WORK INSTRUCTIONS:
Line by line, repeat the data below exactly, beginning at the first line and ending at the line with "-5.75, -7.5, -7.5]". Omit pictures.

INFORMATION PROVIDED:
-- START --
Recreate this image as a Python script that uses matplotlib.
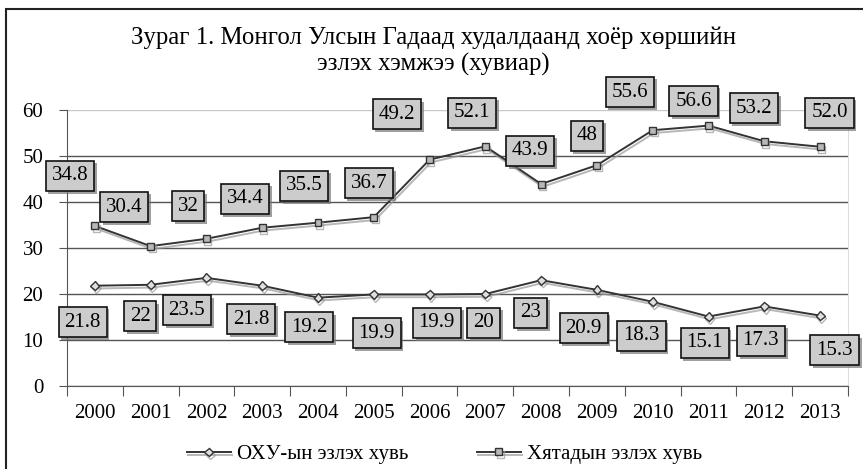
import numpy as np
import matplotlib
matplotlib.use("Agg")
import matplotlib.pyplot as plt
import matplotlib.patheffects as pe
from matplotlib.patches import Rectangle

plt.rcParams['font.family'] = ['Liberation Serif', 'DejaVu Serif']

# data
years = ['2000', '2001', '2002', '2003', '2004', '2005', '2006',
         '2007', '2008', '2009', '2010', '2011', '2012', '2013']
russia = [21.8, 22, 23.5, 21.8, 19.2, 19.9, 19.9, 20, 23, 20.9, 18.3, 15.1, 17.3, 15.3]
china = [34.8, 30.4, 32, 34.4, 35.5, 36.7, 49.2, 52.1, 43.9, 48, 55.6, 56.6, 53.2, 52.0]
russia_labels = ['21.8', '22', '23.5', '21.8', '19.2', '19.9', '19.9',
                 '20', '23', '20.9', '18.3', '15.1', '17.3', '15.3']
china_labels = ['34.8', '30.4', '32', '34.4', '35.5', '36.7', '49.2',
                '52.1', '43.9', '48', '55.6', '56.6', '53.2', '52.0']

# label box offsets from their points (category units, value units)
china_dx = [-0.45, -0.48, -0.33, -0.31, -0.25, -0.09, -0.59, -0.24, -0.2, -0.18, -0.41, -0.27, -0.19, 0.17]
china_dy = [10.85, 8.5, 7.1, 6.25, 8.0, 7.4, 9.9, 7.25, 7.2, 6.35, 8.3, 5.35, 7.2, 7.35]
russia_dx = [-0.22, -0.19, -0.35, -0.2, -0.16, 0.05, 0.13, -0.03, -0.19, -0.24, -0.2, -0.07, -0.06, 0.26]
russia_dy = [-7.9, -6.8, -7.0, -7.25, -6.4, -8.4, -6.2, -6.3, -7.1, -8.3, -7.4, -5.75, -7.5, -7.5]

fig = plt.figure(figsize=(8.63, 4.69), dpi=100)
ax = fig.add_axes([0.0776, 0.177, 0.905, 0.5885])
x = np.arange(len(years))

shadow = [pe.SimpleLineShadow(offset=(1, -2), shadow_color='#999999', alpha=0.7), pe.Normal()]
ax.plot(x, russia, color='#333333', lw=1.4, marker='D', ms=4.5, mfc='#e0e0e0', mec='#333333',
        mew=1.0, label='ОХУ-ын эзлэх хувь', path_effects=shadow, zorder=3)
ax.plot(x, china, color='#333333', lw=1.4, marker='s', ms=5, mfc='#b8b8b8', mec='#333333',
        mew=1.0, label='Хятадын эзлэх хувь', path_effects=shadow, zorder=3)

box_shadow = [pe.SimplePatchShadow(offset=(2, -2), shadow_rgbFace='#777777', alpha=0.7), pe.Normal()]
for vals, labs, dxs, dys in [(china, china_labels, china_dx, china_dy),
                             (russia, russia_labels, russia_dx, russia_dy)]:
    for i, (v, s) in enumerate(zip(vals, labs)):
        t = ax.text(i + dxs[i], v + dys[i], s, ha='center', va='center', fontsize=15,
                    zorder=5, clip_on=False,
                    bbox=dict(boxstyle='square,pad=0.28', fc='#cccccc', ec='#111111', lw=1.2))
        t.get_bbox_patch().set_path_effects(box_shadow)

ax.set_xlim(-0.5, 13.5)
ax.set_ylim(0, 60)
ax.set_yticks(range(0, 61, 10))
ax.set_xticks(np.arange(-0.5, 14, 1))
ax.set_xticklabels([])
ax.set_xticks(x, minor=True)
ax.set_xticklabels(years, minor=True)
ax.tick_params(axis='x', which='major', length=7, color='#555555')
ax.tick_params(axis='x', which='minor', length=0, pad=13, labelsize=15)
ax.tick_params(axis='y', length=6, color='#555555', pad=11, labelsize=15)
ax.grid(axis='y', color='#555555', lw=1.0)
ax.get_ygridlines()[-1].set_color('#c8c8c8')
ax.set_axisbelow(True)
ax.spines['top'].set_visible(False)
ax.spines['right'].set_color('#dddddd')
ax.spines['left'].set_color('#555555')
ax.spines['bottom'].set_color('#555555')

fig.text(0.502, 0.891, 'Зураг 1. Монгол Улсын Гадаад худалдаанд хоёр хөршийн\nэзлэх хэмжээ (хувиар)',
         ha='center', va='center', fontsize=17.8, linespacing=1.2)

fig.legend(loc='center', bbox_to_anchor=(0.515, 0.031), ncol=2, frameon=False, fontsize=15,
           handlelength=2.1, columnspacing=3.3, handletextpad=0.3)

fig.patches.append(Rectangle((6 / 863, -0.1), 1.2, 1.1 - 9 / 469, transform=fig.transFigure,
                             fill=False, ec='#222222', lw=1.5))

fig.savefig('out.png', dpi=100)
-- END --
REPLY:
Recreate this image as a Python script that uses matplotlib.
import numpy as np
import matplotlib
matplotlib.use("Agg")
import matplotlib.pyplot as plt
import matplotlib.patheffects as pe
from matplotlib.patches import Rectangle

plt.rcParams['font.family'] = ['Liberation Serif', 'DejaVu Serif']

# data
years = ['2000', '2001', '2002', '2003', '2004', '2005', '2006',
         '2007', '2008', '2009', '2010', '2011', '2012', '2013']
russia = [21.8, 22, 23.5, 21.8, 19.2, 19.9, 19.9, 20, 23, 20.9, 18.3, 15.1, 17.3, 15.3]
china = [34.8, 30.4, 32, 34.4, 35.5, 36.7, 49.2, 52.1, 43.9, 48, 55.6, 56.6, 53.2, 52.0]
russia_labels = ['21.8', '22', '23.5', '21.8', '19.2', '19.9', '19.9',
                 '20', '23', '20.9', '18.3', '15.1', '17.3', '15.3']
china_labels = ['34.8', '30.4', '32', '34.4', '35.5', '36.7', '49.2',
                '52.1', '43.9', '48', '55.6', '56.6', '53.2', '52.0']

# label box offsets from their points (category units, value units)
china_dx = [-0.45, -0.48, -0.33, -0.31, -0.25, -0.09, -0.59, -0.24, -0.2, -0.18, -0.41, -0.27, -0.19, 0.17]
china_dy = [10.85, 8.5, 7.1, 6.25, 8.0, 7.4, 9.9, 7.25, 7.2, 6.35, 8.3, 5.35, 7.2, 7.35]
russia_dx = [-0.22, -0.19, -0.35, -0.2, -0.16, 0.05, 0.13, -0.03, -0.19, -0.24, -0.2, -0.07, -0.06, 0.26]
russia_dy = [-7.9, -6.8, -7.0, -7.25, -6.4, -8.4, -6.2, -6.3, -7.1, -8.3, -7.4, -5.75, -7.5, -7.5]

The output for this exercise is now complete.